■ Set problem ■
Output every line of the material exactly, omitting images.

■ Source excerpt ■

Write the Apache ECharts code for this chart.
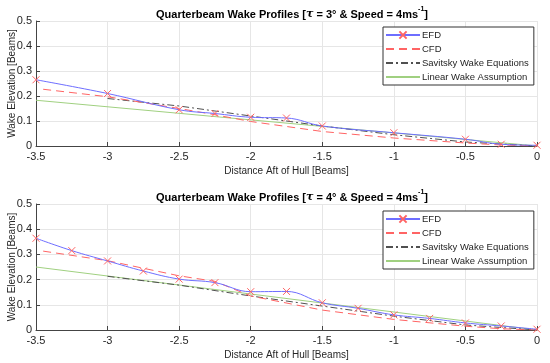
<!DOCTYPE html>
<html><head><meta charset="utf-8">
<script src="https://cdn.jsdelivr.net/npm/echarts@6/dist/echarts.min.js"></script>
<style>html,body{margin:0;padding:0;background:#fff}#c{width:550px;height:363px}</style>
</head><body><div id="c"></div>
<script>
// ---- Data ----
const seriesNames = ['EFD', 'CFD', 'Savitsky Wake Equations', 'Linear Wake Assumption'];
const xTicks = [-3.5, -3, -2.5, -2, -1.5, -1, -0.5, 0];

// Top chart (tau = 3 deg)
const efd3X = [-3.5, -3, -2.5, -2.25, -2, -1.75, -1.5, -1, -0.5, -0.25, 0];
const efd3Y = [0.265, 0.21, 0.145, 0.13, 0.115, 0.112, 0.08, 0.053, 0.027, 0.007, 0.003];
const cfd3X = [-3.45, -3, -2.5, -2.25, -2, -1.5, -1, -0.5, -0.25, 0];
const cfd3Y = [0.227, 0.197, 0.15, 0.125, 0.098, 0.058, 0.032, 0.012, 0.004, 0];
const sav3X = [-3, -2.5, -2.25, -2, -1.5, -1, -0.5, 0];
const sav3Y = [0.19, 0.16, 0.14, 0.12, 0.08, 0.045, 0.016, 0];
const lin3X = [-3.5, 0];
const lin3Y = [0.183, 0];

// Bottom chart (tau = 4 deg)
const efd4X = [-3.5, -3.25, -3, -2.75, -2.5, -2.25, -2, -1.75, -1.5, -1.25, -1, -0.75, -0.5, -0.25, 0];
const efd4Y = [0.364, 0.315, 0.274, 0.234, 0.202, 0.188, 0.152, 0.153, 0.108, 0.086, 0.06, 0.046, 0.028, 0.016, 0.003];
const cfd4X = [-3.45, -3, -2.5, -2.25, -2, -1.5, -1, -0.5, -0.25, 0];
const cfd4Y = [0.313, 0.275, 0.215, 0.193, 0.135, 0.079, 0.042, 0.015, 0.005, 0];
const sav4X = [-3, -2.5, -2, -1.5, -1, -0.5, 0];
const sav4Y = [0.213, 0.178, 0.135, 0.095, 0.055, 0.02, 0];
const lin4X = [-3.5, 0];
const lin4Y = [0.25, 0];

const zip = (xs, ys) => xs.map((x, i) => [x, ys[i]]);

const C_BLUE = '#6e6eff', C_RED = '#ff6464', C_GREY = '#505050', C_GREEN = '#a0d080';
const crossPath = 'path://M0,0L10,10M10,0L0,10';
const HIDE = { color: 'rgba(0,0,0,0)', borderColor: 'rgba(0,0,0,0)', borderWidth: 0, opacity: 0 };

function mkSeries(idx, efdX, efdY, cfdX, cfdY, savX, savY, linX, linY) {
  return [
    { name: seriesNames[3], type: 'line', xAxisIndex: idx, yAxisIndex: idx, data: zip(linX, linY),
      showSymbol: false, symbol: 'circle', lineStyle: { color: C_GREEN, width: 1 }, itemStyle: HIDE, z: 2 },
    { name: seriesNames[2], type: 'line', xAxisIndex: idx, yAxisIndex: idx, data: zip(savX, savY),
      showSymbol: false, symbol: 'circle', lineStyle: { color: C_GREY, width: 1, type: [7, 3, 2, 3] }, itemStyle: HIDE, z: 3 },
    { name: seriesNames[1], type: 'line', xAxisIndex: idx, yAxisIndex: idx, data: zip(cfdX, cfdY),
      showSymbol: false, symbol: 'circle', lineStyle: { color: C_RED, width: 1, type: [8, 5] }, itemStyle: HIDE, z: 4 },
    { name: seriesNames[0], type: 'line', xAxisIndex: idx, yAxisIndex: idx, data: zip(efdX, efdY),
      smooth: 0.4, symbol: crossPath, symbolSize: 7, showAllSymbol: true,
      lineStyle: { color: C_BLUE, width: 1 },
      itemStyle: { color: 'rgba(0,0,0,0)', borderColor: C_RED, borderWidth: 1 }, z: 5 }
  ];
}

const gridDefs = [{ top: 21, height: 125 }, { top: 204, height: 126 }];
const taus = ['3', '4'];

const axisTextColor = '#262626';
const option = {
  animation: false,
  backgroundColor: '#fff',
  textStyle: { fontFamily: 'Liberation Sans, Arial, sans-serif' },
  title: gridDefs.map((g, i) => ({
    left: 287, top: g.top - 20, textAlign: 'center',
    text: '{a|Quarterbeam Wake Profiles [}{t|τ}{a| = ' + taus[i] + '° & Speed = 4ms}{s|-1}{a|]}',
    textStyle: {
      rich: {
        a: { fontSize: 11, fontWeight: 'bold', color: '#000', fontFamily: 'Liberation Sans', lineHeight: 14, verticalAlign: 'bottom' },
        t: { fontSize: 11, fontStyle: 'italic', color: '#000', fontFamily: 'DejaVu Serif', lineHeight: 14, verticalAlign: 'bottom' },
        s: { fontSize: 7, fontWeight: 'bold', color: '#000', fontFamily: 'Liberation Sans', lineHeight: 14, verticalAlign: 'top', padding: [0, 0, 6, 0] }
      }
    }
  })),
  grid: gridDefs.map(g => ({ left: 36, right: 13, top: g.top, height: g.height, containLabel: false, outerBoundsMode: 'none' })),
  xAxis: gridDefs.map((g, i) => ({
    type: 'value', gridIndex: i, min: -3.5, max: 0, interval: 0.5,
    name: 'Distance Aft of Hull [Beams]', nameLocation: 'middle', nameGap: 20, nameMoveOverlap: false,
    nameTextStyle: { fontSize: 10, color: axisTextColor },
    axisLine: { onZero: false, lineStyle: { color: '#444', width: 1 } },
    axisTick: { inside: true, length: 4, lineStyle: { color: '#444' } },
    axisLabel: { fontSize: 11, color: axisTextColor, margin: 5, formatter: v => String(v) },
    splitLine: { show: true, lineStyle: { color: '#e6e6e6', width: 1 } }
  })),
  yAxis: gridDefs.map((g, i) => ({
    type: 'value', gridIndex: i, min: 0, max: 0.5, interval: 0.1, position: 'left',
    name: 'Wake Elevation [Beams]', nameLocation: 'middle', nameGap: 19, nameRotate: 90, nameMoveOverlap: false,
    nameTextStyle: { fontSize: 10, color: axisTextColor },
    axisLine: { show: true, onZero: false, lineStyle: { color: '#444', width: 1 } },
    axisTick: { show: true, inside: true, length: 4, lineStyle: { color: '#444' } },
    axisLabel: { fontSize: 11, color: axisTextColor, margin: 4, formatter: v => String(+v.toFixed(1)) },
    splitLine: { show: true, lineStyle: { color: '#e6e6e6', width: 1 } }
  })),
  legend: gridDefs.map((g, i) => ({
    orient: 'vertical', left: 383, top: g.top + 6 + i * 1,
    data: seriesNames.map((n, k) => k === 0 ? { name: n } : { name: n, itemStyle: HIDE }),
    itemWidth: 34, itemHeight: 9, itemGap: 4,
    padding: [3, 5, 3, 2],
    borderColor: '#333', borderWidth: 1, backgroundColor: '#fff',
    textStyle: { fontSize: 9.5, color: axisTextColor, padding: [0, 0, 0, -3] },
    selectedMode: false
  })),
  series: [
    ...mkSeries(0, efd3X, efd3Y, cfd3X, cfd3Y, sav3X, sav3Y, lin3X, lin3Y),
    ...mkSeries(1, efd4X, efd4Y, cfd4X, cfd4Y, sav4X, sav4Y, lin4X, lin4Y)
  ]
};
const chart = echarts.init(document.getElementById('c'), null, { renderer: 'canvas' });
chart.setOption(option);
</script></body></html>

■ Written response ■
Write the Apache ECharts code for this chart.
<!DOCTYPE html>
<html><head><meta charset="utf-8">
<script src="https://cdn.jsdelivr.net/npm/echarts@6/dist/echarts.min.js"></script>
<style>html,body{margin:0;padding:0;background:#fff}#c{width:550px;height:363px}</style>
</head><body><div id="c"></div>
<script>
// ---- Data ----
const seriesNames = ['EFD', 'CFD', 'Savitsky Wake Equations', 'Linear Wake Assumption'];
const xTicks = [-3.5, -3, -2.5, -2, -1.5, -1, -0.5, 0];

// Top chart (tau = 3 deg)
const efd3X = [-3.5, -3, -2.5, -2.25, -2, -1.75, -1.5, -1, -0.5, -0.25, 0];
const efd3Y = [0.265, 0.21, 0.145, 0.13, 0.115, 0.112, 0.08, 0.053, 0.027, 0.007, 0.003];
const cfd3X = [-3.45, -3, -2.5, -2.25, -2, -1.5, -1, -0.5, -0.25, 0];
const cfd3Y = [0.227, 0.197, 0.15, 0.125, 0.098, 0.058, 0.032, 0.012, 0.004, 0];
const sav3X = [-3, -2.5, -2.25, -2, -1.5, -1, -0.5, 0];
const sav3Y = [0.19, 0.16, 0.14, 0.12, 0.08, 0.045, 0.016, 0];
const lin3X = [-3.5, 0];
const lin3Y = [0.183, 0];

// Bottom chart (tau = 4 deg)
const efd4X = [-3.5, -3.25, -3, -2.75, -2.5, -2.25, -2, -1.75, -1.5, -1.25, -1, -0.75, -0.5, -0.25, 0];
const efd4Y = [0.364, 0.315, 0.274, 0.234, 0.202, 0.188, 0.152, 0.153, 0.108, 0.086, 0.06, 0.046, 0.028, 0.016, 0.003];
const cfd4X = [-3.45, -3, -2.5, -2.25, -2, -1.5, -1, -0.5, -0.25, 0];
const cfd4Y = [0.313, 0.275, 0.215, 0.193, 0.135, 0.079, 0.042, 0.015, 0.005, 0];
const sav4X = [-3, -2.5, -2, -1.5, -1, -0.5, 0];
const sav4Y = [0.213, 0.178, 0.135, 0.095, 0.055, 0.02, 0];
const lin4X = [-3.5, 0];
const lin4Y = [0.25, 0];

const zip = (xs, ys) => xs.map((x, i) => [x, ys[i]]);

const C_BLUE = '#6e6eff', C_RED = '#ff6464', C_GREY = '#505050', C_GREEN = '#a0d080';
const crossPath = 'path://M0,0L10,10M10,0L0,10';
const HIDE = { color: 'rgba(0,0,0,0)', borderColor: 'rgba(0,0,0,0)', borderWidth: 0, opacity: 0 };

function mkSeries(idx, efdX, efdY, cfdX, cfdY, savX, savY, linX, linY) {
  return [
    { name: seriesNames[3], type: 'line', xAxisIndex: idx, yAxisIndex: idx, data: zip(linX, linY),
      showSymbol: false, symbol: 'circle', lineStyle: { color: C_GREEN, width: 1 }, itemStyle: HIDE, z: 2 },
    { name: seriesNames[2], type: 'line', xAxisIndex: idx, yAxisIndex: idx, data: zip(savX, savY),
      showSymbol: false, symbol: 'circle', lineStyle: { color: C_GREY, width: 1, type: [7, 3, 2, 3] }, itemStyle: HIDE, z: 3 },
    { name: seriesNames[1], type: 'line', xAxisIndex: idx, yAxisIndex: idx, data: zip(cfdX, cfdY),
      showSymbol: false, symbol: 'circle', lineStyle: { color: C_RED, width: 1, type: [8, 5] }, itemStyle: HIDE, z: 4 },
    { name: seriesNames[0], type: 'line', xAxisIndex: idx, yAxisIndex: idx, data: zip(efdX, efdY),
      smooth: 0.4, symbol: crossPath, symbolSize: 7, showAllSymbol: true,
      lineStyle: { color: C_BLUE, width: 1 },
      itemStyle: { color: 'rgba(0,0,0,0)', borderColor: C_RED, borderWidth: 1 }, z: 5 }
  ];
}

const gridDefs = [{ top: 21, height: 125 }, { top: 204, height: 126 }];
const taus = ['3', '4'];

const axisTextColor = '#262626';
const option = {
  animation: false,
  backgroundColor: '#fff',
  textStyle: { fontFamily: 'Liberation Sans, Arial, sans-serif' },
  title: gridDefs.map((g, i) => ({
    left: 287, top: g.top - 20, textAlign: 'center',
    text: '{a|Quarterbeam Wake Profiles [}{t|τ}{a| = ' + taus[i] + '° & Speed = 4ms}{s|-1}{a|]}',
    textStyle: {
      rich: {
        a: { fontSize: 11, fontWeight: 'bold', color: '#000', fontFamily: 'Liberation Sans', lineHeight: 14, verticalAlign: 'bottom' },
        t: { fontSize: 11, fontStyle: 'italic', color: '#000', fontFamily: 'DejaVu Serif', lineHeight: 14, verticalAlign: 'bottom' },
        s: { fontSize: 7, fontWeight: 'bold', color: '#000', fontFamily: 'Liberation Sans', lineHeight: 14, verticalAlign: 'top', padding: [0, 0, 6, 0] }
      }
    }
  })),
  grid: gridDefs.map(g => ({ left: 36, right: 13, top: g.top, height: g.height, containLabel: false, outerBoundsMode: 'none' })),
  xAxis: gridDefs.map((g, i) => ({
    type: 'value', gridIndex: i, min: -3.5, max: 0, interval: 0.5,
    name: 'Distance Aft of Hull [Beams]', nameLocation: 'middle', nameGap: 20, nameMoveOverlap: false,
    nameTextStyle: { fontSize: 10, color: axisTextColor },
    axisLine: { onZero: false, lineStyle: { color: '#444', width: 1 } },
    axisTick: { inside: true, length: 4, lineStyle: { color: '#444' } },
    axisLabel: { fontSize: 11, color: axisTextColor, margin: 5, formatter: v => String(v) },
    splitLine: { show: true, lineStyle: { color: '#e6e6e6', width: 1 } }
  })),
  yAxis: gridDefs.map((g, i) => ({
    type: 'value', gridIndex: i, min: 0, max: 0.5, interval: 0.1, position: 'left',
    name: 'Wake Elevation [Beams]', nameLocation: 'middle', nameGap: 19, nameRotate: 90, nameMoveOverlap: false,
    nameTextStyle: { fontSize: 10, color: axisTextColor },
    axisLine: { show: true, onZero: false, lineStyle: { color: '#444', width: 1 } },
    axisTick: { show: true, inside: true, length: 4, lineStyle: { color: '#444' } },
    axisLabel: { fontSize: 11, color: axisTextColor, margin: 4, formatter: v => String(+v.toFixed(1)) },
    splitLine: { show: true, lineStyle: { color: '#e6e6e6', width: 1 } }
  })),
  legend: gridDefs.map((g, i) => ({
    orient: 'vertical', left: 383, top: g.top + 6 + i * 1,
    data: seriesNames.map((n, k) => k === 0 ? { name: n } : { name: n, itemStyle: HIDE }),
    itemWidth: 34, itemHeight: 9, itemGap: 4,
    padding: [3, 5, 3, 2],
    borderColor: '#333', borderWidth: 1, backgroundColor: '#fff',
    textStyle: { fontSize: 9.5, color: axisTextColor, padding: [0, 0, 0, -3] },
    selectedMode: false
  })),
  series: [
    ...mkSeries(0, efd3X, efd3Y, cfd3X, cfd3Y, sav3X, sav3Y, lin3X, lin3Y),
    ...mkSeries(1, efd4X, efd4Y, cfd4X, cfd4Y, sav4X, sav4Y, lin4X, lin4Y)
  ]
};
const chart = echarts.init(document.getElementById('c'), null, { renderer: 'canvas' });
chart.setOption(option);
</script></body></html>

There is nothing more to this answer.